TASK TO CARRY OUT: Where the data below has the string "this", return the whole line.

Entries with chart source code
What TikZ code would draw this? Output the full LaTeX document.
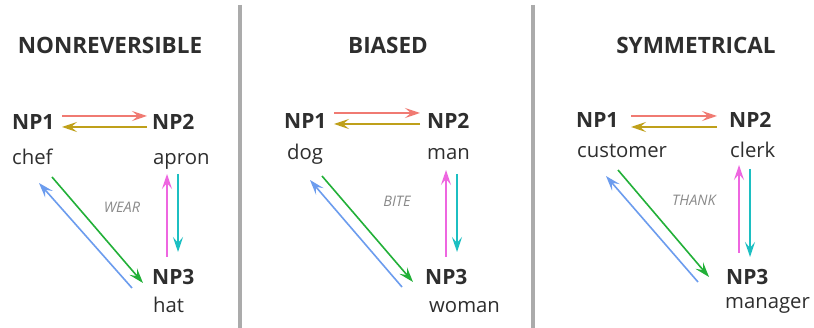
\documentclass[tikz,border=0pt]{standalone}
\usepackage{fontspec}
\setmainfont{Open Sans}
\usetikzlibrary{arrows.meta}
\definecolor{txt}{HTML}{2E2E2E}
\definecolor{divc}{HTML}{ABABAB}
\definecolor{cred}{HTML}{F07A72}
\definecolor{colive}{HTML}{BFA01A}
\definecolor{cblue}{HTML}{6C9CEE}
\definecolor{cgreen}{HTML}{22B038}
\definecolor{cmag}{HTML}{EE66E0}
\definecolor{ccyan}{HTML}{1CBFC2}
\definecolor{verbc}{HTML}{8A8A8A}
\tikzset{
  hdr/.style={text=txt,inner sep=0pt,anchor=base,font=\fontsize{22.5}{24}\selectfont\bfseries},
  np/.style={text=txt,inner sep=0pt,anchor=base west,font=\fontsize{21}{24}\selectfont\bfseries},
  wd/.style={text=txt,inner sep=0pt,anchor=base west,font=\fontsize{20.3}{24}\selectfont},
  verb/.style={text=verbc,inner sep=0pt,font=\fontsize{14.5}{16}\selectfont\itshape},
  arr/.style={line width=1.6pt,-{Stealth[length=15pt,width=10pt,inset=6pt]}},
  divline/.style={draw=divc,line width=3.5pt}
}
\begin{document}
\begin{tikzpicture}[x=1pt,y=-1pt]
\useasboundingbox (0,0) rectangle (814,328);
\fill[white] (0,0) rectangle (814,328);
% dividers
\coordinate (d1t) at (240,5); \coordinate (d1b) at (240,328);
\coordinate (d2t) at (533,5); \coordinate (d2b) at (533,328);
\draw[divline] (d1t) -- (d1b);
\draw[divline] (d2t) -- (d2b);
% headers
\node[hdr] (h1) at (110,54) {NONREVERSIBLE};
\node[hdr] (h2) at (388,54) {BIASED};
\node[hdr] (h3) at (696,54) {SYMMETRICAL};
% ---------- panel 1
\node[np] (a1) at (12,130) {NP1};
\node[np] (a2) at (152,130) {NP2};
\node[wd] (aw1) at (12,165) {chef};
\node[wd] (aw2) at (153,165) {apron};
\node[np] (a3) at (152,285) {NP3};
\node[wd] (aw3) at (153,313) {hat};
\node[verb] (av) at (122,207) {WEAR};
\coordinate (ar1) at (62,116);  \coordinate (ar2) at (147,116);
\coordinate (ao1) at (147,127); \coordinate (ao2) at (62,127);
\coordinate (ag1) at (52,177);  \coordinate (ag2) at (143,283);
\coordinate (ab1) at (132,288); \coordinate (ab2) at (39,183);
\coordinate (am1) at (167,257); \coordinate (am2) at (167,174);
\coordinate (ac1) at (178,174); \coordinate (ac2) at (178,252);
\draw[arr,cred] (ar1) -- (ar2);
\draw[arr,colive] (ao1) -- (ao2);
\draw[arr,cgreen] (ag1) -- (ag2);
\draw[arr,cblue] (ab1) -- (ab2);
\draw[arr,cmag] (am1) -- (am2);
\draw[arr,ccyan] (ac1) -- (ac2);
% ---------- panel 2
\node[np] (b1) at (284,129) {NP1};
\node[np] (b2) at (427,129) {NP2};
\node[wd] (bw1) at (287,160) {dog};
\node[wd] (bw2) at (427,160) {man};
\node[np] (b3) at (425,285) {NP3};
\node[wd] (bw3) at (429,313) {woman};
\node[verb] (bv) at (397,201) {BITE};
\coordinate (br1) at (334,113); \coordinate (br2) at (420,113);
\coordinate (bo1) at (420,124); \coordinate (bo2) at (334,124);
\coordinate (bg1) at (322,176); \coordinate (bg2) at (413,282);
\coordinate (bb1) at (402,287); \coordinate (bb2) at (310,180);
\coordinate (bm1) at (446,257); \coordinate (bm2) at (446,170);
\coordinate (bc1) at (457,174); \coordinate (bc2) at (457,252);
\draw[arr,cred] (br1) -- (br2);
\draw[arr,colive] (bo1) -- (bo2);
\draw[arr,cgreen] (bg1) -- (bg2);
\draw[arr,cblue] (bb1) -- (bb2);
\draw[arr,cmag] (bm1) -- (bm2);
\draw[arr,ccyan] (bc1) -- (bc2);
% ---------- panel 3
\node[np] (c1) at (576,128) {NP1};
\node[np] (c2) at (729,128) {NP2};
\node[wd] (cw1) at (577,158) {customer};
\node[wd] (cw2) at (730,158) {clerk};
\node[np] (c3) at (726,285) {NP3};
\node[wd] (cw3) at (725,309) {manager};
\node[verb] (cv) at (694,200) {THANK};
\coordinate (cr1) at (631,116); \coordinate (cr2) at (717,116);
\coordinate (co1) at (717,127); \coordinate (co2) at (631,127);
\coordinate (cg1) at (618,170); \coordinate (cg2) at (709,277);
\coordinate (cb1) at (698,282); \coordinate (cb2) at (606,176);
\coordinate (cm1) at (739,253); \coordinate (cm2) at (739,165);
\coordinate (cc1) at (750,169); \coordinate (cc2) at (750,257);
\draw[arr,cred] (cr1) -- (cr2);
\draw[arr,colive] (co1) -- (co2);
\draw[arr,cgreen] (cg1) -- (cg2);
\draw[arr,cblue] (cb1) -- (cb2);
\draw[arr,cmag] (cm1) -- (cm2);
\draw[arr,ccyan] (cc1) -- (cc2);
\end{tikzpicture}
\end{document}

--

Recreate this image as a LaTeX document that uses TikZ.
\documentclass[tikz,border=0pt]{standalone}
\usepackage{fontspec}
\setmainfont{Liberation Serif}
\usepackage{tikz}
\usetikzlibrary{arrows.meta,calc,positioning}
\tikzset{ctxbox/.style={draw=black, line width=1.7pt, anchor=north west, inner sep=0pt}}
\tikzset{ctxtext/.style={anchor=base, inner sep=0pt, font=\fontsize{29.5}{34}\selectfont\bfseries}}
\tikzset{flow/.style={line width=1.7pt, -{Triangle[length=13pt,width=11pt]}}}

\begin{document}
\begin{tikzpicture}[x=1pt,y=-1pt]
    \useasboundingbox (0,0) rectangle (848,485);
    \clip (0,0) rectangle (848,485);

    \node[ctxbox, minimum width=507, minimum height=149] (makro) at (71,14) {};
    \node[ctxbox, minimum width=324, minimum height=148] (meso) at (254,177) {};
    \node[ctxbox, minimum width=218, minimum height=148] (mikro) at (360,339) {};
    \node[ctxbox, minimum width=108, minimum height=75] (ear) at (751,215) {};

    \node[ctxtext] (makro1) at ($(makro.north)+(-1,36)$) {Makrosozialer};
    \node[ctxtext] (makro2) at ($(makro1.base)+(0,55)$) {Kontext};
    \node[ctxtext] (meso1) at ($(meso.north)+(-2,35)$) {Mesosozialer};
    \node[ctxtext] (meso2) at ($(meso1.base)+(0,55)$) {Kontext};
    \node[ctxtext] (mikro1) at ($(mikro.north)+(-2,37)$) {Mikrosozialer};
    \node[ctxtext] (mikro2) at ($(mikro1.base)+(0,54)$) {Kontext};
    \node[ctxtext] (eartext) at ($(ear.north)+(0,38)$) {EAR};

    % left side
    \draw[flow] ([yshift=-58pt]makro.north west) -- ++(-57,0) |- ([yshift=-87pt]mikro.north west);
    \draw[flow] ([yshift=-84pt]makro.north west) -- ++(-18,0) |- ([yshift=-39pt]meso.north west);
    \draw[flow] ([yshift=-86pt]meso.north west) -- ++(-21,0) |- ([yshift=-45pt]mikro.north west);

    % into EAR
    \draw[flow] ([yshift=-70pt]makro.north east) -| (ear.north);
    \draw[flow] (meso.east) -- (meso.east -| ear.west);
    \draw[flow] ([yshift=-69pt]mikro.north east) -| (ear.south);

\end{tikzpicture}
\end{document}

SOLUTION TO THE PROBLEM:
What TikZ code would draw this? Output the full LaTeX document.
Recreate this image as a LaTeX document that uses TikZ.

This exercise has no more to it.